Alternative Approach: Debt Snowball + Passive Income Strategy
If traditional budgeting and repayment plans feel overwhelming, here’s an alternative solution that combines psychological wins with long-term financial growth:
Step 1: Follow the Debt Snowball for Motivation
The Debt Snowball method is a powerful psychological strategy to overcome a loan trap by building momentum through small wins. Begin by listing all your debts from smallest to largest, regardless of their interest rates. Focus on paying off the smallest debt first while continuing to make minimum payments on the others. Once the smallest debt is cleared, redirect its EMI (monthly payment) to the next smallest loan. This “snowball effect” creates a sense of accomplishment and keeps you motivated as you progress. Over time, each cleared debt increases your repayment power and brings you closer to financial freedom.
Step 2: Automate Micro-Investments
Use micro-investment platforms to invest small amounts (as low as ₹100/week) into mutual funds or ETFs. This creates a habit of saving even while repaying debt.

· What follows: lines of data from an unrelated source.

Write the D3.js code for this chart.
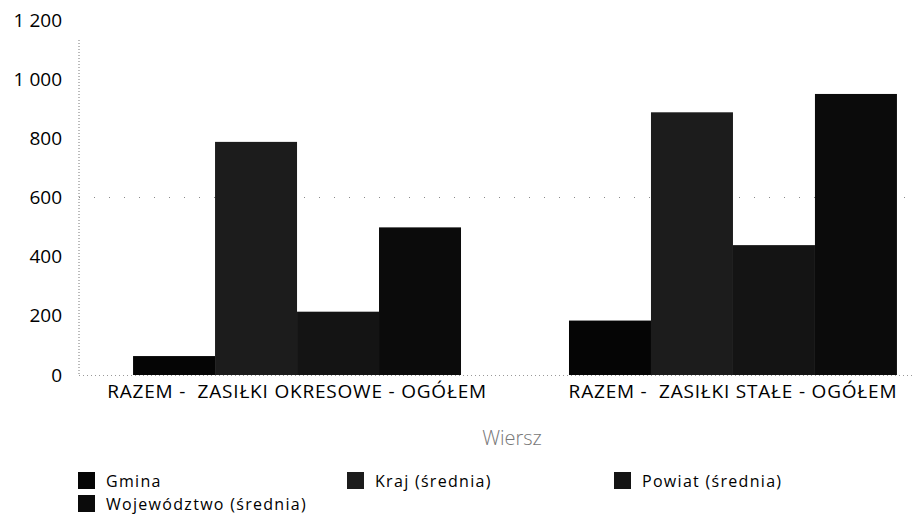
<!DOCTYPE html>
<html>
<head>
<meta charset="utf-8">
<script src="https://cdn.jsdelivr.net/npm/d3@7"></script>
<style>
  body { margin: 0; background: #fff; }
  text { font-family: "Open Sans", sans-serif; white-space: pre; }
</style>
</head>
<body>
<div id="wrapper"></div>
<script>
const categories = ["RAZEM -  ZASIŁKI OKRESOWE - OGÓŁEM", "RAZEM -  ZASIŁKI STAŁE - OGÓŁEM"];
const seriesNames = ["Gmina", "Kraj (średnia)", "Powiat (średnia)", "Województwo (średnia)"];
const gmina = [64, 184];
const kraj = [788, 888];
const powiat = [214, 439];
const wojewodztwo = [499, 950];
const yTicks = [0, 200, 400, 600, 800, 1000, 1200];
const colors = ["#050505", "#1c1c1c", "#141414", "#0b0b0b"];

function buildPlot() {
    const values = [gmina, kraj, powiat, wojewodztwo];
    const data = categories.map((c, i) => ({
        cat: c,
        vals: seriesNames.map((s, j) => ({ name: s, value: values[j][i] }))
    }));

    const dimension = { width: 914, height: 520 };
    const svg = d3.select("#wrapper").append("svg")
        .attr("width", dimension.width)
        .attr("height", dimension.height);

    const left = 79, baseline = 375;

    const yScaler = d3.scaleLinear()
        .domain([0, 1200])
        .range([baseline, 20]);

    const x0 = d3.scaleBand()
        .domain(categories)
        .range([left, 951])
        .paddingInner(0.2477)
        .paddingOuter(0.124);

    const x1 = d3.scaleBand()
        .domain(seriesNames)
        .range([0, x0.bandwidth()]);

    // grid line at 600, dotted
    svg.append("g").selectAll("line")
        .data([600])
        .join("line")
        .attr("x1", left).attr("x2", 914)
        .attr("y1", d => yScaler(d)).attr("y2", d => yScaler(d))
        .attr("stroke", "#888")
        .attr("stroke-width", 1)
        .attr("stroke-dasharray", "1,14");

    svg.append("line")
        .attr("x1", left).attr("x2", 914)
        .attr("y1", baseline + 0.5).attr("y2", baseline + 0.5)
        .attr("stroke", "#999")
        .attr("stroke-dasharray", "1,3");

    // y axis dotted line
    svg.append("line")
        .attr("x1", left).attr("x2", left)
        .attr("y1", 40).attr("y2", baseline)
        .attr("stroke", "#777")
        .attr("stroke-dasharray", "1,2");

    const fmt = d => d3.format(",")(d).replace(",", " ");
    const yAxis = d3.axisLeft(yScaler).tickValues(yTicks).tickFormat(fmt).tickSize(0).tickPadding(17);
    const gy = svg.append("g")
        .attr("transform", `translate(${left},0)`)
        .call(yAxis);
    gy.select(".domain").remove();
    gy.selectAll("text")
        .attr("fill", "#000")
        .style("font-size", "19px")
        .style("font-family", "'Open Sans', sans-serif");

    // bars
    const groups = svg.append("g").selectAll("g")
        .data(data)
        .join("g")
        .attr("transform", d => `translate(${x0(d.cat)},0)`);

    groups.selectAll("rect")
        .data(d => d.vals)
        .join("rect")
        .attr("x", d => x1(d.name))
        .attr("y", d => yScaler(d.value))
        .attr("width", x1.bandwidth())
        .attr("height", d => baseline - yScaler(d.value))
        .attr("fill", (d, i) => colors[i]);

    // x axis labels
    const xAxis = d3.axisBottom(x0).tickSize(0).tickPadding(10);
    const gx = svg.append("g")
        .attr("transform", `translate(0,${baseline})`)
        .call(xAxis);
    gx.select(".domain").remove();
    gx.selectAll("text")
        .attr("fill", "#000")
        .style("font-size", "19px")
        .style("letter-spacing", "0.8px")
        .style("white-space", "pre")
        .style("font-family", "'Open Sans', sans-serif");

    // axis title
    svg.append("text")
        .attr("x", 512)
        .attr("y", 445)
        .attr("text-anchor", "middle")
        .attr("fill", "#777")
        .style("font-size", "20px")
        .style("font-weight", 300)
        .text("Wiersz");

    // legend
    const legendPos = [[78, 487], [347, 487], [614, 487], [78, 510]];
    const legend = svg.append("g").selectAll("g")
        .data(seriesNames)
        .join("g")
        .attr("transform", (d, i) => `translate(${legendPos[i][0]},${legendPos[i][1]})`);
    legend.append("rect")
        .attr("x", 0).attr("y", -15)
        .attr("width", 17).attr("height", 17)
        .attr("fill", (d, i) => colors[i]);
    legend.append("text")
        .attr("x", 28)
        .attr("y", 0)
        .attr("fill", "#000")
        .style("font-size", "16px")
        .style("letter-spacing", "1.3px")
        .text(d => d);
}

buildPlot();
</script>
</body>
</html>
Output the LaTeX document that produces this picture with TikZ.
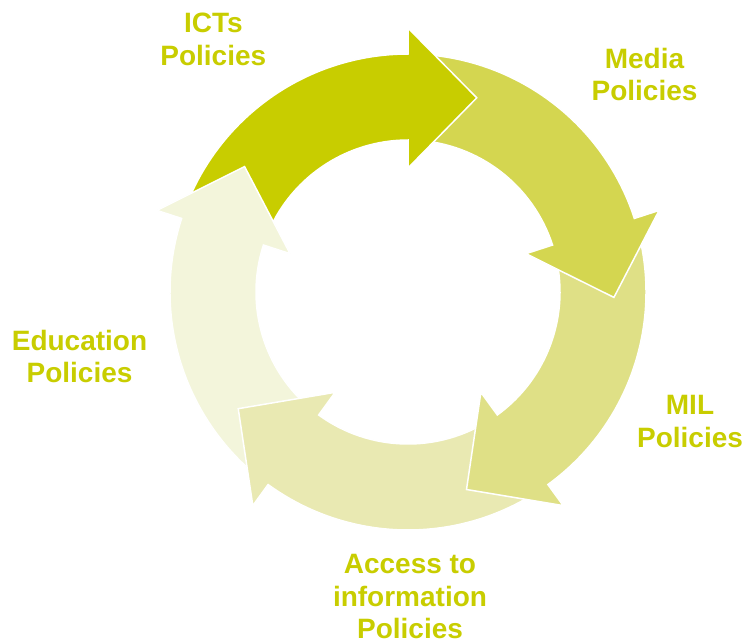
\documentclass[tikz,border=0pt]{standalone}
\usepackage{fontspec}
\setmainfont{Liberation Sans}
\definecolor{cICT}{RGB}{200,205,0}
\definecolor{cMedia}{RGB}{212,214,80}
\definecolor{cMIL}{RGB}{223,224,134}
\definecolor{cAccess}{RGB}{233,233,178}
\definecolor{cEdu}{RGB}{243,245,219}
\definecolor{txt}{RGB}{200,205,0}
\tikzset{
  lbl/.style={font=\fontsize{28}{32.5}\selectfont\bfseries, text=txt, align=center, inner sep=0pt, anchor=base},
  arrowshape/.style={draw=white, line width=1.5pt, line join=miter}
}
\newcommand\cyclearrow[2]{%
  \filldraw[arrowshape, fill=#2] ({#1+69}:238pt) arc[start angle={#1+69}, end angle={#1}, radius=238pt]
    -- (#1:264pt) -- ({#1-19.5}:206pt) -- (#1:124pt) -- (#1:152pt)
    arc[start angle={#1}, end angle={#1+69}, radius=152pt] -- cycle;}
\begin{document}
\begin{tikzpicture}
\useasboundingbox (0pt,0pt) rectangle (745pt,-643pt);
\coordinate (ctr) at (408pt,-292pt);
\begin{scope}[shift={(ctr)}]
  \cyclearrow{-198}{cEdu}
  \cyclearrow{-126}{cAccess}
  \cyclearrow{-54}{cMIL}
  \cyclearrow{18}{cMedia}
  \cyclearrow{90}{cICT}
  \begin{scope}
    \clip (0pt,0pt) rectangle (-300pt,300pt);
    \cyclearrow{-198}{cEdu}
  \end{scope}
\end{scope}
\node[lbl] (ict) at (213.3pt,-65pt) {ICTs\\Policies};
\node[lbl] (media) at (644.5pt,-100.7pt) {Media\\Policies};
\node[lbl] (mil) at (690pt,-447.3pt) {MIL\\Policies};
\node[lbl] (access) at (410pt,-638.5pt) {Access to\\information\\Policies};
\node[lbl] (edu) at (79.5pt,-382.7pt) {Education\\Policies};
\end{tikzpicture}
\end{document}
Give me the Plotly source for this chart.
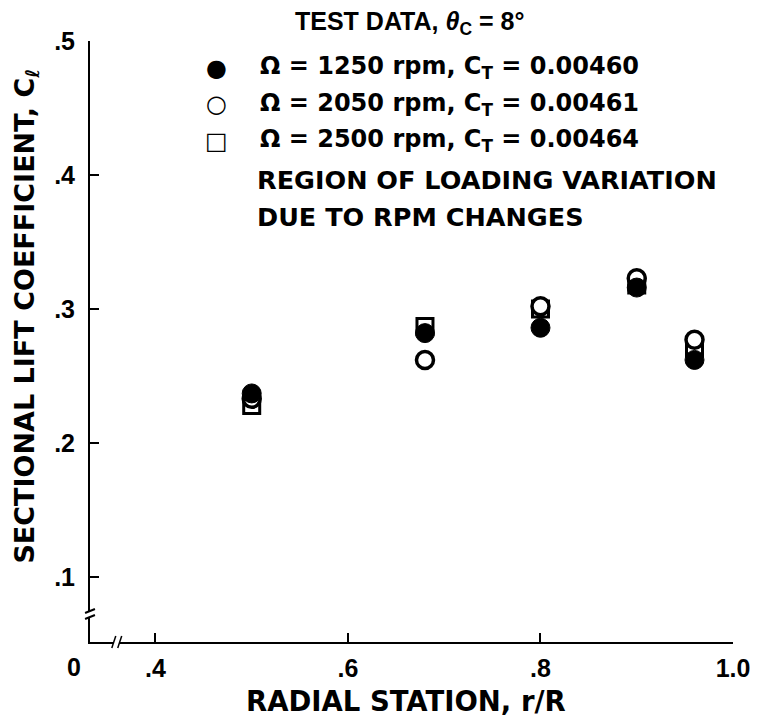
import plotly.graph_objects as go

# ---- data ----
r_stations = [0.50, 0.68, 0.80, 0.90, 0.96]
cl_1250 = [0.237, 0.282, 0.286, 0.316, 0.262]   # filled circles
cl_2050 = [0.233, 0.262, 0.302, 0.323, 0.277]   # open circles
cl_2500 = [0.228, 0.287, 0.300, 0.318, 0.271]   # open squares

x_tickvals = [0.4, 0.6, 0.8, 1.0]
x_ticktext = [".4", ".6", ".8", "1.0"]
y_tickvals = [0.1, 0.2, 0.3, 0.4, 0.5]
y_ticktext = [".1", ".2", ".3", ".4", ".5"]

legend_labels = [
    "Ω = 1250 rpm, C<sub>T</sub> = 0.00460",
    "Ω = 2050 rpm, C<sub>T</sub> = 0.00461",
    "Ω = 2500 rpm, C<sub>T</sub> = 0.00464",
]
legend_glyphs = ["●", "○", "□"]

FONT = "Liberation Sans"
WIDE = "DejaVu Sans"
W, H = 762, 721
L, R, T, B = 90, 23, 41, 79
x_range = [0.332, 1.0]
y_range = [0.0515, 0.5]


def px(x):
    return (x - L) / (W - L - R)


def py(y):
    return (H - B - y) / (H - T - B)


fig = go.Figure()
fig.add_trace(go.Scatter(
    x=r_stations, y=cl_2500, mode="markers", name="2500",
    marker=dict(symbol="square", size=16, color="white",
                line=dict(color="black", width=3)),
))
fig.add_trace(go.Scatter(
    x=r_stations, y=cl_2050, mode="markers", name="2050",
    marker=dict(symbol="circle", size=17, color="white",
                line=dict(color="black", width=3.5)),
))
fig.add_trace(go.Scatter(
    x=r_stations, y=cl_1250, mode="markers", name="1250",
    marker=dict(symbol="circle", size=19, color="black",
                line=dict(color="black", width=1)),
))

tickfont = dict(family=FONT, size=25, color="black")
fig.update_xaxes(
    range=x_range, showgrid=False, zeroline=False,
    showline=True, linecolor="black", linewidth=2,
    ticks="inside", ticklen=9, tickwidth=2, tickcolor="black",
    tickvals=x_tickvals, ticktext=["<b>%s</b>" % t for t in x_ticktext],
    tickfont=tickfont, ticklabelstandoff=3,
)
fig.update_yaxes(
    range=y_range, showgrid=False, zeroline=False,
    showline=True, linecolor="black", linewidth=2,
    ticks="inside", ticklen=9, tickwidth=2, tickcolor="black",
    tickvals=y_tickvals, ticktext=["<b>%s</b>" % t for t in y_ticktext],
    tickfont=tickfont, ticklabelstandoff=8,
)

ann = []
# origin label
ann.append(dict(x=px(74), y=py(667), xref="paper", yref="paper",
                text="<b>0</b>", showarrow=False, font=tickfont,
                xanchor="center", yanchor="middle"))
# axis titles
ann.append(dict(x=px(409), y=py(701), xref="paper", yref="paper",
                text="<b>RADIAL STATION, r/R</b>", showarrow=False,
                font=dict(family=WIDE, size=27.5, color="black"),
                xanchor="center", yanchor="middle"))
ann.append(dict(x=px(25), y=py(316), xref="paper", yref="paper",
                text="<b>SECTIONAL LIFT COEFFICIENT, C<sub>ℓ</sub></b>",
                showarrow=False, textangle=-90,
                font=dict(family=WIDE, size=27, color="black"),
                xanchor="center", yanchor="middle"))
# legend block
lf = dict(family=WIDE, size=24, color="black")
lf2 = dict(family=WIDE, size=25.5, color="black")
ann.append(dict(x=px(412), y=py(23), xref="paper", yref="paper",
                text="<b>TEST DATA, <i>θ</i><sub>C</sub> = 8°</b>",
                showarrow=False, font=dict(family=FONT, size=25, color="black"),
                xanchor="center", yanchor="middle"))
row_y = [68, 104, 141]
for g, lab, yy in zip(legend_glyphs, legend_labels, row_y):
    ann.append(dict(x=px(218), y=py(yy), xref="paper", yref="paper",
                    text="<b>%s</b>" % g, showarrow=False,
                    font=dict(family="DejaVu Sans", size=24, color="black"),
                    xanchor="center", yanchor="middle"))
    ann.append(dict(x=px(260), y=py(yy), xref="paper", yref="paper",
                    text="<b>%s</b>" % lab, showarrow=False, font=lf,
                    xanchor="left", yanchor="middle"))
ann.append(dict(x=px(257), y=py(180), xref="paper", yref="paper",
                text="<b>REGION OF LOADING VARIATION</b>", showarrow=False,
                font=lf2, xanchor="left", yanchor="middle"))
ann.append(dict(x=px(257), y=py(217), xref="paper", yref="paper",
                text="<b>DUE TO RPM CHANGES</b>", showarrow=False,
                font=lf2, xanchor="left", yanchor="middle"))

# axis break marks
shapes = []
shapes.append(dict(type="rect", xref="paper", yref="paper",
                   x0=px(87), x1=px(93), y0=py(617), y1=py(611),
                   fillcolor="white", line=dict(width=0)))
for dy in (-3, 3):
    shapes.append(dict(type="line", xref="paper", yref="paper",
                       x0=px(85), x1=px(95), y0=py(614 + dy + 2), y1=py(614 + dy - 2),
                       line=dict(color="black", width=2)))
shapes.append(dict(type="rect", xref="paper", yref="paper",
                   x0=px(114), x1=px(120), y0=py(645), y1=py(639),
                   fillcolor="white", line=dict(width=0)))
for dx in (-3, 3):
    shapes.append(dict(type="line", xref="paper", yref="paper",
                       x0=px(117 + dx - 2), x1=px(117 + dx + 2), y0=py(648), y1=py(636),
                       line=dict(color="black", width=1.5)))

fig.update_layout(
    width=W, height=H, margin=dict(l=L, r=R, t=T, b=B),
    paper_bgcolor="white", plot_bgcolor="white",
    showlegend=False, annotations=ann, shapes=shapes,
    font=dict(family=FONT, color="black"),
)

fig.write_html("out.html", config={"displayModeBar": False},
               post_script="document.body.style.margin='0';")
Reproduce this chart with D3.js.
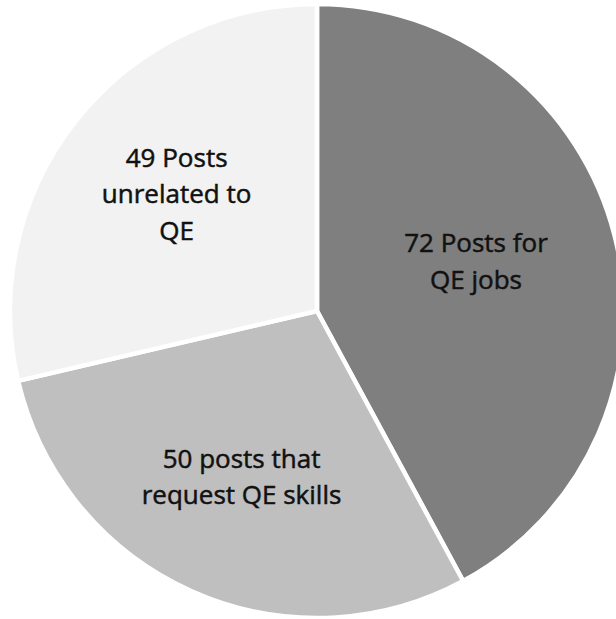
<!DOCTYPE html>
<html lang="en">

<head>
    <meta charset="UTF-8">
    <title>QE Posts</title>
    <script src="https://cdn.jsdelivr.net/npm/d3@7"></script>
    <style>
        html, body {
            margin: 0;
            padding: 0;
            background-color: #ffffff;
            overflow: hidden;
        }
    </style>
</head>

<body>
    <div id="chart"></div>

    <script>
        // slice data, clockwise from 12 o'clock
        const counts = [72, 50, 49];
        const labels = [
            ["72 Posts for", "QE jobs"],
            ["50 posts that", "request QE skills"],
            ["49 Posts", "unrelated to", "QE"]
        ];
        const fills = ["#7f7f7f", "#bfbfbf", "#f2f2f2"];

        const width = 616, height = 619;
        const cx = 317, cy = 311, radius = 307;
        const lineHeight = 36.5;
        // label placement along each slice's mid-angle
        const labelRadius = [164, 184, 183];
        const labelShift = [-9, -2, -3];

        const svg = d3.select("#chart").append("svg")
            .attr("width", width)
            .attr("height", height);

        const g = svg.append("g")
            .attr("transform", `translate(${cx},${cy})`);

        const slices = counts.map((v, i) => ({ value: v, lines: labels[i], fill: fills[i], i }));

        const pie = d3.pie().value(d => d.value).sort(null);
        const arc = d3.arc().innerRadius(0).outerRadius(radius);

        const arcs = pie(slices);

        g.selectAll("path")
            .data(arcs)
            .join("path")
            .attr("d", arc)
            .attr("fill", d => d.data.fill)
            .attr("stroke", "#ffffff")
            .attr("stroke-width", 4.5)
            .attr("stroke-linejoin", "miter");

        const text = g.selectAll("text")
            .data(arcs)
            .join("text")
            .attr("transform", d => {
                const r = labelRadius[d.data.i];
                const [x, y] = d3.arc().innerRadius(r).outerRadius(r).centroid(d);
                return `translate(${x + (d.data.i === 2 ? 3 : 0)},${y + labelShift[d.data.i]})`;
            })
            .attr("text-anchor", "middle")
            .style("font-family", "'Open Sans', sans-serif")
            .style("font-size", "26px")
            .style("fill", "#111111")
            .style("stroke", "#111111")
            .style("stroke-width", "0.5px");

        text.selectAll("tspan")
            .data(d => d.data.lines.map((t, k, a) => ({ t, off: (k - (a.length - 1) / 2) * lineHeight + 9 })))
            .join("tspan")
            .attr("x", 0)
            .attr("y", d => d.off)
            .text(d => d.t);
    </script>
</body>

</html>
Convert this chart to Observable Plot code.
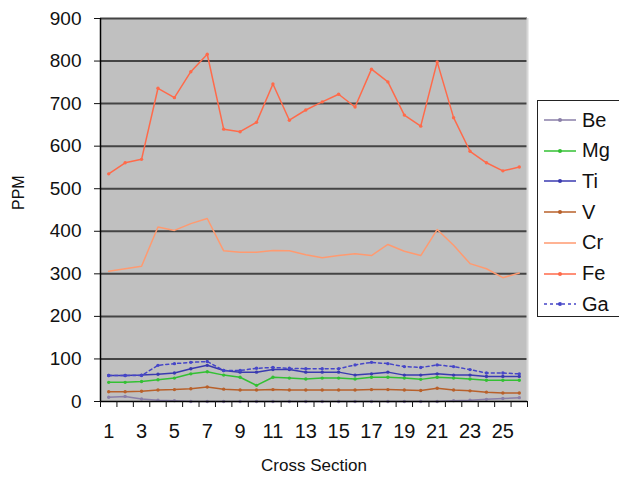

Step 3: Build Passive Income
Long-term passive income can fund future EMIs or savings:
- Start a blog, YouTube channel, or podcast
- Sell digital products (eBook’s, printables)
- Invest in dividend-paying stocks or REITs
- Rent out a room or vehicle
Step 4: Use Extra Income to Speed Up Repayment
Direct every rupee from passive or side income to repay loans faster. Treat it as a bonus, not spending money.
Step 5: Re-evaluate Monthly
Revisit your strategy monthly. Adjust as income increases or debts reduce. Financial flexibility keeps you in control.
Frequently Asked Questions (FAQ)
Q1: What is the fastest way to escape a loan traps?
There’s no magic bullet, but the combination of debt consolidation, a strict budget, and side income can speed up your recovery.
Q2: Is it bad to take a personal loan?
Not necessarily. Loans used for productive purposes (like education or business) are fine. Problems start when loans are used for consumption or emergencies without a plan to repay.
Q3: Can debt consolidation really help?
Yes, if done right. It reduces EMI burden and simplifies repayment, but only go for it if the interest rate and terms are favorable.
Q4: How long does it take to overcome a loan traps?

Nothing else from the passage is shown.